The Wall Street money manager accused of a $50 billion fraud was placed under house arrest Wednesday in New York. A court required Bernard Madoff to wear an ankle bracelet that allows police to track his location in a case that is reverberating globally. Major banks and individuals worldwide are saying that they, too, have been bilked in what some are calling the greatest financial fraud case in history. A federal agency and Congress are looking into the case but investigators say they still do not know the full impact of what Madoff and his firm have done.
Prosecutors say the financial scam took place over decades. The victims include major international banks, pension funds, charities, and wealthy individuals, including celebrities.
One is Mort Zuckerman, owner of the New York Daily News newspaper and U.S. News and World Report magazine. He had his $30 millionr charitable trust invested with Madoff. "Gone. Disappeared into the air. Vanished," said Zuckerman
The Wall Street Journal reports film director Stephen Spielberg put 70 percent of his Wunderkinder Foundation charity's funds in the broker's hands.
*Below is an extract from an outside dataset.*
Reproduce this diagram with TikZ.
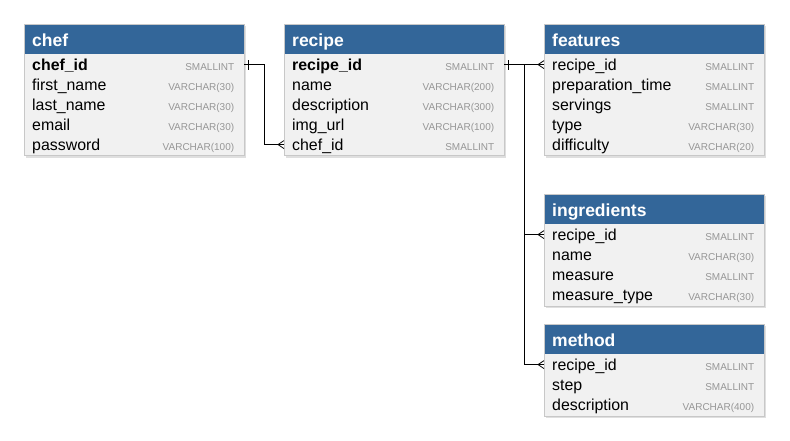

That, too, is apparently gone.
Investigators say the 70-year-old Madoff was running a classic Ponzi scam that authorities did not uncover until his own sons turned him in. Former FBI agent Brad Garrett explains how Ponzi, or pyramid, scams work: "Taking in the money from new investors, and paying it out to the old investors as income. And, as long as you have new money coming in, it [the scam] works well.
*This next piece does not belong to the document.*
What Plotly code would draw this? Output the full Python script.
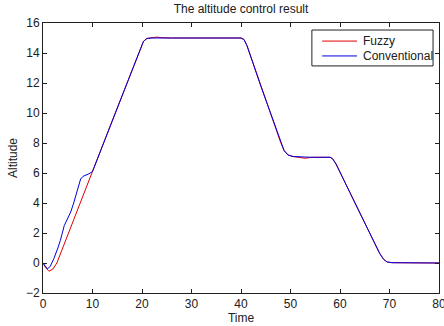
import plotly.graph_objects as go

# Fuzzy controller response
fuzzy_t = [0, 0.5, 1.2, 2, 2.8, 4, 6, 8, 10, 12, 14, 16, 18, 19.5, 20.3, 21, 22, 23, 24, 26,
           40, 40.6, 41.2, 44, 47, 48, 48.7, 49.5, 50.5, 52, 53, 54, 58, 58.5, 59.2,
           62, 66, 68, 68.8, 69.5, 70.5, 80]
fuzzy_y = [0, -0.3, -0.55, -0.4, 0.0, 1.0, 2.7, 4.4, 6.1, 7.8, 9.5, 11.2, 12.9, 14.15, 14.78, 14.97, 15.0, 15.06, 15.02, 15.0,
           15.0, 14.9, 14.5, 11.8, 9.0, 8.05, 7.5, 7.2, 7.1, 7.03, 6.98, 7.04, 7.05, 6.95, 6.6,
           4.7, 2.0, 0.65, 0.25, 0.07, 0.02, 0.0]

# Conventional controller response
conv_t = [0, 0.4, 0.9, 1.5, 2.2, 3, 3.5, 4.3, 5, 5.6, 6.2, 7, 7.6, 8.1, 8.7, 9.3, 10, 12, 14, 16, 18, 19.5, 20.3, 21, 22, 26,
          40, 40.6, 41.2, 44, 47, 48, 48.7, 49.5, 50.5, 54, 58, 58.5, 59.2,
          62, 66, 68, 68.8, 69.5, 70.5, 80]
conv_y = [0, -0.2, -0.4, -0.2, 0.3, 1.0, 1.5, 2.5, 3.0, 3.4, 4.0, 5.0, 5.6, 5.78, 5.85, 5.95, 6.1, 7.8, 9.5, 11.2, 12.9, 14.15, 14.78, 14.97, 15.0, 15.0,
          15.0, 14.9, 14.5, 11.8, 9.0, 8.05, 7.5, 7.2, 7.1, 7.05, 7.05, 6.95, 6.6,
          4.7, 2.0, 0.65, 0.25, 0.07, 0.02, 0.0]

series_names = ["Fuzzy", "Conventional"]
series_colors = ["#e00000", "#0000e0"]

x_ticks = [0, 10, 20, 30, 40, 50, 60, 70, 80]
y_ticks = [-2, 0, 2, 4, 6, 8, 10, 12, 14, 16]

FONT = "Liberation Sans, Arial, sans-serif"
TXT = "#202020"

fig = go.Figure()
fig.add_trace(go.Scatter(x=fuzzy_t, y=fuzzy_y, mode="lines", name=series_names[0],
                         line=dict(color=series_colors[0], width=1), showlegend=False))
fig.add_trace(go.Scatter(x=conv_t, y=conv_y, mode="lines", name=series_names[1],
                         line=dict(color=series_colors[1], width=1), showlegend=False))

axis_common = dict(showgrid=False, zeroline=False, showline=True, linecolor=TXT,
                   linewidth=1, mirror="allticks", ticks="inside", ticklen=4,
                   tickcolor=TXT, automargin=False, ticklabeloverflow="allow",
                   tickfont=dict(family=FONT, size=12, color=TXT))

# legend box drawn in paper coordinates (MATLAB-style compact legend)
fig.add_shape(type="rect", xref="paper", yref="paper", x0=0.679, x1=0.985, y0=0.841, y1=0.974,
              line=dict(color=TXT, width=1), fillcolor="white", layer="above")
leg_y = [0.933, 0.878]
for name, col, ly in zip(series_names, series_colors, leg_y):
    fig.add_shape(type="line", xref="paper", yref="paper", x0=0.705, x1=0.793, y0=ly, y1=ly,
                  line=dict(color=col, width=1), layer="above")
    fig.add_annotation(text=name, xref="paper", yref="paper", x=0.803, y=ly, xanchor="left",
                       yanchor="middle", showarrow=False,
                       font=dict(family=FONT, size=12, color=TXT))

fig.update_layout(
    width=444, height=326,
    margin=dict(l=43, r=5, t=23, b=33),
    paper_bgcolor="white", plot_bgcolor="white",
    title=dict(text="The altitude control result", x=0.5, xanchor="center", xref="paper",
               yref="container", y=0.985, yanchor="top",
               font=dict(family=FONT, size=12, color=TXT)),
    xaxis=dict(range=[0, 80], tickvals=x_ticks,
               title=dict(text="Time", standoff=2, font=dict(family=FONT, size=12, color=TXT)),
               **axis_common),
    yaxis=dict(range=[-2, 16], tickvals=y_ticks,
               title=dict(text="Altitude", standoff=5, font=dict(family=FONT, size=12, color=TXT)),
               **axis_common),
    showlegend=False,
)

fig.write_html("out.html", config={"displayModeBar": False},
               post_script="document.body.style.margin='0';document.body.style.overflow='hidden';")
Madoff's scheme went on until the economic downturn caused some of his investors to demand a total of some $7 billion back. That broke the Ponzi chain.
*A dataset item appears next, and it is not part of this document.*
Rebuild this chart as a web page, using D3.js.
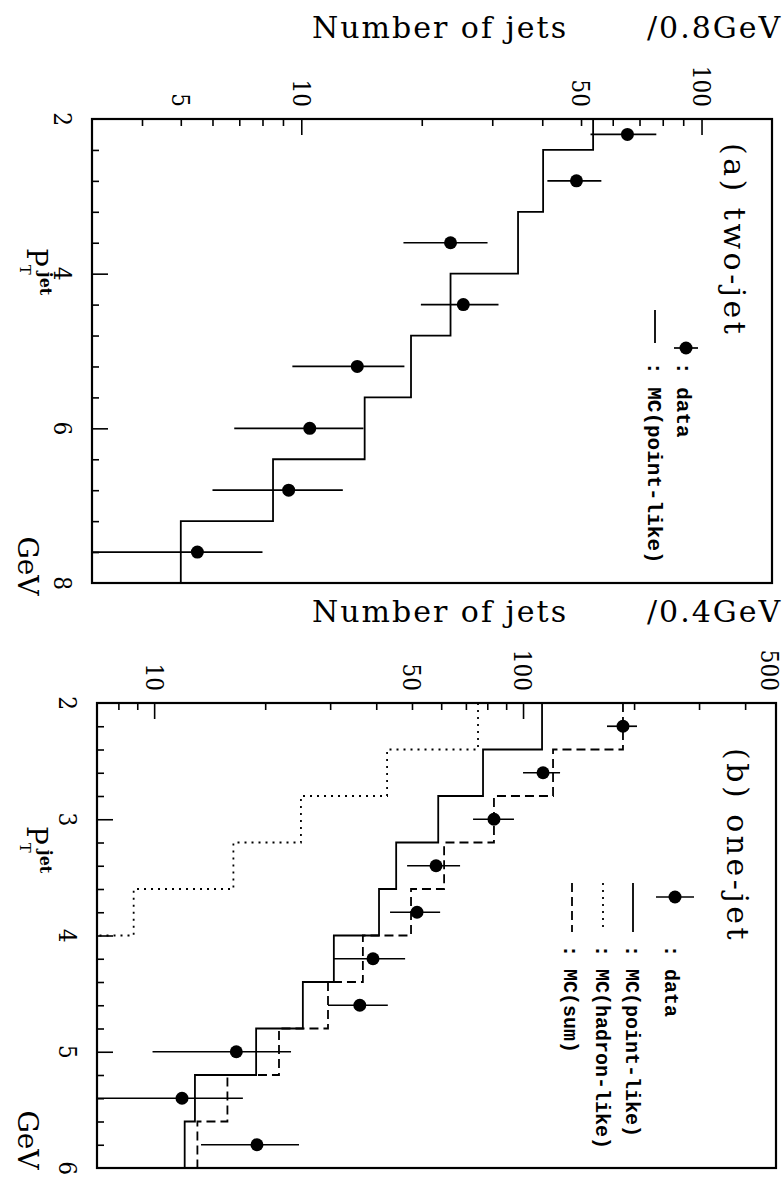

Madoff made moderate but consistent profits for his clients, so many did not question how he accomplished that. "He had a secret formula, and nobody could look and see what the secret formula was. It was kind of like 'The Wizard of Oz,'" said attorney Jack Blum.
Madoff's firm maintained appearances by sending detailed but fictitious account statements to clients.
Madoff was well known on Wall Street, especially as the former chairman of the NASDAQ stock exchange. That drew in multinational banks such as the Royal Bank of Scotland and HSBC, Britain's largest, which lost $1 billion. One, Spain's Santander, says it may have lost $3 billion. Nomura Holdings of Japan also listed substantial losses.
Madoff also had contact with wealthy investors through his membership in the Palm Beach Country Club in south Florida. Many are retirees.
Seventy-six year-old Arnold Sinkin sold carpets for 54 years. He and his wife entrusted their life savings, $1 million, with the broker. "We lost. Everything that we planned for our whole life is gone," he said.
Considering the estimated $50 billionr size of Madoff's Ponzi scheme, some on Wall Street say it should have been uncovered a long time ago. The chairman of the U.S. Securities and Exchange Commission has said he is "gravely concerned" about his agency's multiple failures to pursue specific allegations of wrongdoing, some dating back to 1999.
Senator Charles Grassley says it is unfathomable that the SEC did not follow up on those warnings. "They [the SEC] failed. This person [Madoff] was registered as a [securities] broker-dealer. They should have known what he was doing," he said.
But some in the financial industry say they sensed something was wrong with Madoff. One was Jim Vos, with the investment advisory firm Aksia LLC. He says he strongly warned his clients not to trust that broker. "You want to stay a mile away from this thing [Madoff's firm]. There is no smoking gun [said before Madoff's arrest]. We have no proof. But there are enough 'red flags,'" he said.
Financial experts say those who were defrauded may wind up with only pennies for their lost investment dollars. And investigators still do not know the full amount and global extent of the scam.